Saturday, November 19, 2005

Kufiyaspotting #3: Defunkt, 1988


The photo is from the jacket (not the cover) of Defunkt's 1988 release In America. Defunkt was a great and eminently danceable New York jazz-funk fusion band led by trombonist Joseph Bowie. (Bowie's picture is on the cover, the photo here shows the band members.) I think the guy wearing the kufiya is Ronnie Drayton, who along with Bill Bickford plays guitar on the album. (Drayton has also recorded with Nona Hendryx, Jamaaladeen Tacuma, Bill Laswell, and James Blood Ulmer.)

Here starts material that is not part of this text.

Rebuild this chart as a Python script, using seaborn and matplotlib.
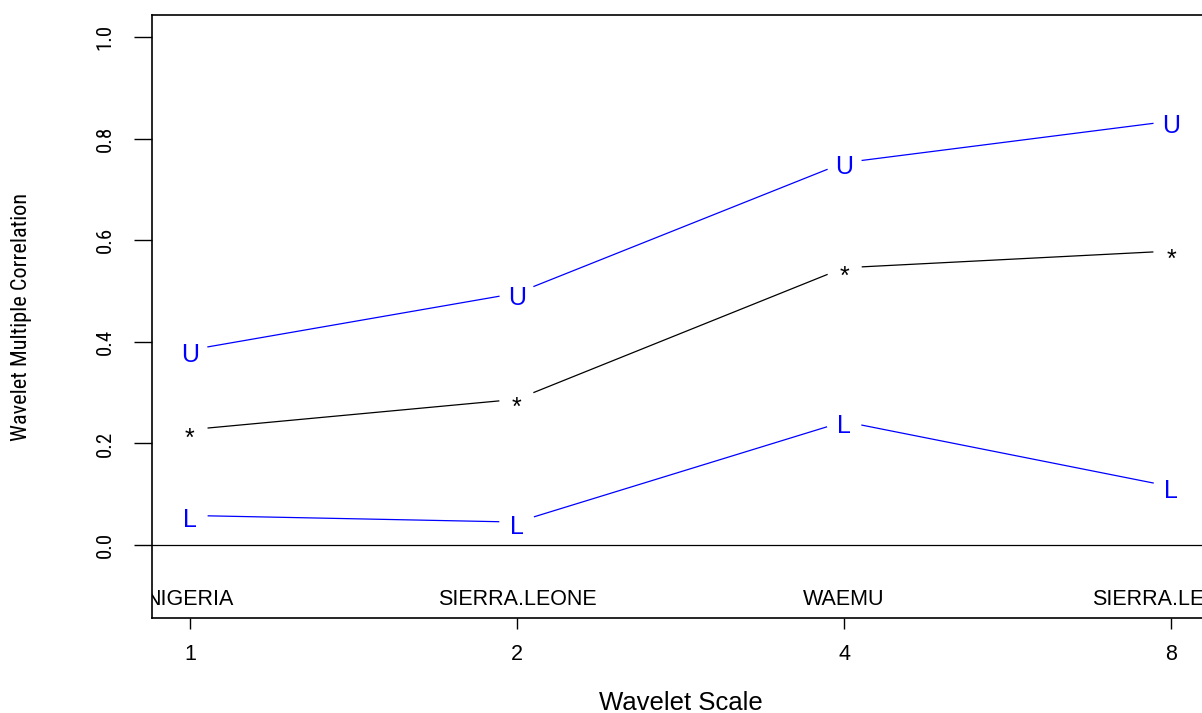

It's notable that Defunkt's In America was released in 1988. Kufiyas had been worn for a number of years by US progressives expressing solidarity with the Palestinians, as well as by urban hipsters who considered kufiyas not only cool-looking but also, perhaps, slightly "dangerous." It was only in 1988 that kufiyas were noticed by the mass media. Several reports appeared that remarked upon and tried to make sense of the kufiyas that were spotted, especially in urban centers. What made them suddenly worthy of commentary? The first Palestinian intifada, which erupted in 1987. For a time, the intifada was massively covered on nightly TV news, and so one regularly saw Palestinian youths, sporting kufiyas and throwing stones at heavily armed Israeli soldiers. (For more, see my article "Seeing Double: Palestinian-American Histories of the Kufiya," Michigan Quarterly Review 31(4), 1992.)